Oct. 16 (Bloomberg) -- KBC Groep NV, the best-performing bank stock in Europe this year, raised 350 million euros ($455 million) selling a 5.1 percent stake as it sought to repay a second portion of state aid. The stock slid.

KBC sold 18.2 million existing shares at 19.25 euros apiece, the Brussels-based bank and insurer said today in a statement. That was a 4.7 percent discount to yesterday’s closing price. The sale, agreed with the European Commission, will dilute earnings per share by 5.3 percent, data compiled by Bloomberg showed.

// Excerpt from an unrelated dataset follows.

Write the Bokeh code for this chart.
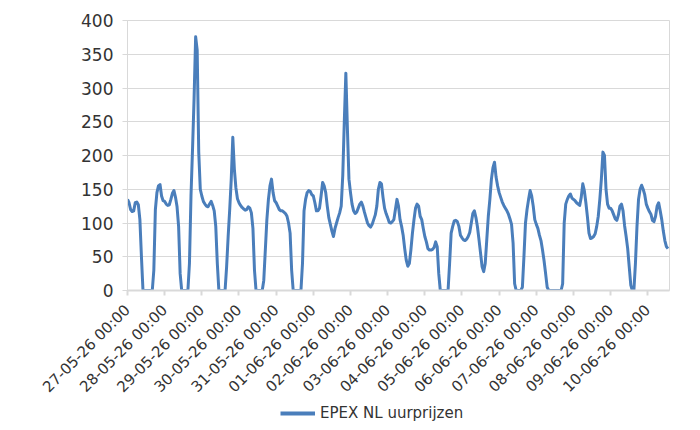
import math
from bokeh.plotting import figure
from bokeh.layouts import column
from bokeh.models import Range1d, FixedTicker, Legend, LegendItem, ColumnDataSource
from bokeh.embed import file_html
from bokeh.resources import INLINE

# Tick labels (one per day, at 00:00)
day_labels = ["27-05-26 00:00", "28-05-26 00:00", "29-05-26 00:00", "30-05-26 00:00",
              "31-05-26 00:00", "01-06-26 00:00", "02-06-26 00:00", "03-06-26 00:00",
              "04-06-26 00:00", "05-06-26 00:00", "06-06-26 00:00", "07-06-26 00:00",
              "08-06-26 00:00", "09-06-26 00:00", "10-06-26 00:00"]

# Hourly prices (EUR/MWh) per day
d27_05 = [135, 130, 120, 117, 118, 130, 131, 127, 105, 50, 0, 0, 0, 0, 0, 0, 0, 30, 120, 145, 155, 157, 140, 133]
d28_05 = [132, 128, 126, 127, 135, 144, 148, 138, 124, 95, 25, 0, 0, 0, 0, 0, 40, 140, 210, 285, 376, 356, 205, 150]
d29_05 = [140, 132, 128, 125, 124, 128, 132, 126, 118, 95, 40, 0, 0, 0, 0, 0, 35, 80, 120, 165, 227, 180, 152, 136]
d30_05 = [130, 126, 123, 121, 119, 120, 124, 122, 115, 92, 30, 0, 0, 0, 0, 0, 15, 60, 105, 135, 155, 165, 145, 133]
d31_05 = [130, 125, 120, 118, 118, 116, 114, 110, 100, 85, 30, 0, 0, 0, 0, 0, 0, 40, 118, 135, 145, 148, 147, 142]
d01_06 = [140, 130, 118, 118, 122, 140, 160, 155, 145, 125, 108, 98, 88, 80, 92, 100, 108, 115, 125, 170, 250, 322, 240, 165]
d02_06 = [145, 128, 118, 114, 116, 122, 128, 131, 125, 116, 108, 100, 96, 94, 98, 105, 112, 125, 150, 160, 158, 138, 122, 114]
d03_06 = [108, 101, 100, 102, 105, 120, 135, 125, 105, 95, 82, 62, 45, 36, 40, 60, 85, 105, 122, 128, 125, 110, 105, 92]
d04_06 = [80, 72, 62, 60, 60, 61, 64, 72, 65, 25, 0, 0, 0, 0, 0, 0, 40, 85, 95, 103, 104, 102, 95, 82]
d05_06 = [78, 75, 74, 76, 80, 86, 100, 114, 118, 108, 94, 75, 55, 35, 28, 40, 75, 110, 135, 165, 182, 190, 168, 155]
d06_06 = [145, 138, 131, 126, 122, 118, 113, 106, 98, 70, 10, 0, 0, 0, 0, 5, 50, 100, 120, 135, 148, 140, 125, 105]
d07_06 = [98, 92, 82, 74, 60, 44, 25, 5, 0, 0, 0, 0, 0, 0, 0, 0, 0, 10, 100, 128, 135, 140, 143, 137]
d08_06 = [135, 133, 130, 128, 126, 138, 158, 148, 130, 109, 85, 77, 78, 80, 84, 95, 110, 135, 165, 205, 200, 150, 128, 122]
d09_06 = [122, 118, 112, 106, 104, 112, 125, 128, 118, 96, 80, 62, 35, 8, 0, 0, 40, 95, 135, 150, 156, 150, 142, 128]
d10_06 = [122, 117, 113, 104, 102, 110, 125, 130, 118, 105, 88, 74, 65, 62]

series_name = "EPEX NL uurprijzen"

prices = (d27_05 + d28_05 + d29_05 + d30_05 + d31_05 + d01_06 + d02_06 + d03_06 +
          d04_06 + d05_06 + d06_06 + d07_06 + d08_06 + d09_06 + d10_06)
hours = list(range(len(prices)))
source = ColumnDataSource(data=dict(hour=hours, price=prices))

FONT = "DejaVu Sans"
GRID = "#d9d9d9"
TEXT = "#333333"
LINE = "#4A7EBB"

p = figure(width=700, height=405, output_backend="svg", toolbar_location=None,
           x_range=Range1d(0, 350), y_range=Range1d(0, 400),
           min_border_left=127, min_border_right=31, min_border_top=20,
           min_border_bottom=115, background_fill_color="white",
           border_fill_color="white")

r = p.line("hour", "price", source=source, line_color=LINE, line_width=3,
           line_join="round")

# grid / outline
p.xgrid.visible = False
p.ygrid.grid_line_color = GRID
p.ygrid.grid_line_width = 1
p.outline_line_color = GRID
p.outline_line_width = 1

# x axis
p.xaxis.ticker = FixedTicker(ticks=[24 * i for i in range(len(day_labels))])
p.xaxis.major_label_overrides = {24 * i: lab for i, lab in enumerate(day_labels)}
p.xaxis.major_label_orientation = math.pi / 4
p.xaxis.axis_line_color = GRID
p.xaxis.axis_line_width = 2
p.xaxis.major_tick_line_color = GRID
p.xaxis.major_tick_line_width = 2
p.xaxis.major_tick_out = 5
p.xaxis.major_tick_in = 0
p.xaxis.major_label_standoff = 12
p.xaxis.major_label_text_font = FONT
p.xaxis.major_label_text_font_size = "15px"
p.xaxis.major_label_text_color = TEXT

# y axis
p.yaxis.ticker = FixedTicker(ticks=list(range(0, 401, 50)))
p.yaxis.axis_line_color = GRID
p.yaxis.axis_line_width = 1
p.yaxis.major_tick_line_color = GRID
p.yaxis.major_tick_out = 5
p.yaxis.major_tick_in = 0
p.yaxis.major_label_standoff = 9
p.yaxis.major_label_text_font = FONT
p.yaxis.major_label_text_font_size = "17px"
p.yaxis.major_label_text_color = TEXT

p.axis.minor_tick_line_color = None

# legend strip below the chart (key line kept outside the strip's visible range)
pl = figure(width=700, height=25, output_backend="svg", toolbar_location=None,
            x_range=Range1d(0, 1), y_range=Range1d(0, 1),
            x_axis_location=None, y_axis_location=None, min_border=0,
            background_fill_color="white", border_fill_color="white")
pl.grid.visible = False
pl.outline_line_color = None
key = pl.line(x=[-5, -4], y=[-5, -5], line_color=LINE, line_width=4)

legend = Legend(items=[LegendItem(label=series_name, renderers=[key])],
                location=(153, 8), orientation="horizontal",
                glyph_width=35, glyph_height=12, label_height=12,
                label_standoff=5,
                label_text_font=FONT, label_text_font_size="15px",
                label_text_color=TEXT, border_line_color=None,
                background_fill_alpha=0, padding=0, margin=0, spacing=0)
pl.add_layout(legend)

layout = column(p, pl, spacing=0)
open("out.html", "w").write(file_html(layout, INLINE))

The company lost as much as 8.1 percent on the Bel20 Index, the biggest intraday drop since July 23. It slid 4.8 percent to 19.2 euros at 12:41 p.m.

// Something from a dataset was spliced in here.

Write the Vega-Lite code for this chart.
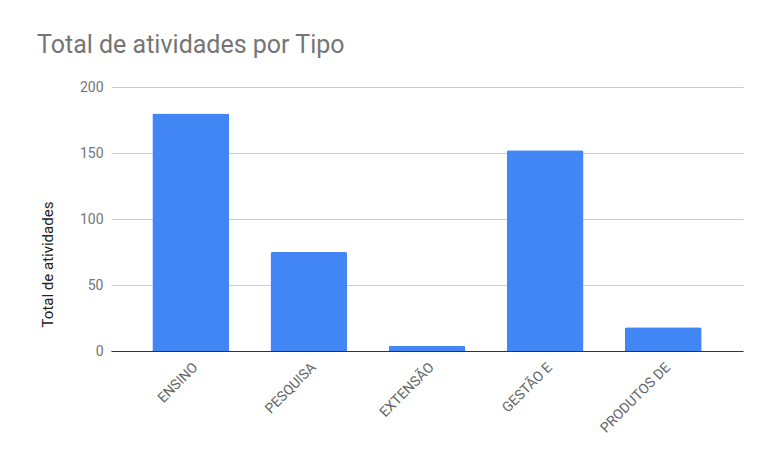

KBC, which received 7 billion euros of taxpayer funds under a bailout, has until the end of this year to repay a remaining 3 billion euros of federal government aid before an interest penalty increases to an annual 20 percent from 15 percent. The market value of KBC, which has sold more than 20 entities since 2009 to rebuild capital, had doubled from the start of the year until yesterday’s close.

“This creates basically additional capacity to repay more federal state aid,” Albert Ploegh, an analyst at ING Groep NV in Amsterdam, wrote in an e-mailed note published before the pricing was announced. “During a recent sell-side meeting, management seemed less outspoken on its ability to repay in full the remaining 3 billion euros by year-end.”

The sale freed up 385 million euros in capital, boosting KBC’s solvency by about 0.3 percentage point, the company said.

“It remains our ambition to pay back a substantial part of state aid to the federal government before the end of this year,” Chief Executive Officer Johan Thijs said in the statement.

KBC acquired most of the shares that were sold today at an average price of 93.12 euros apiece, as part of a 3 billion-euro share buyback program that was halted after 17 months in May 2008.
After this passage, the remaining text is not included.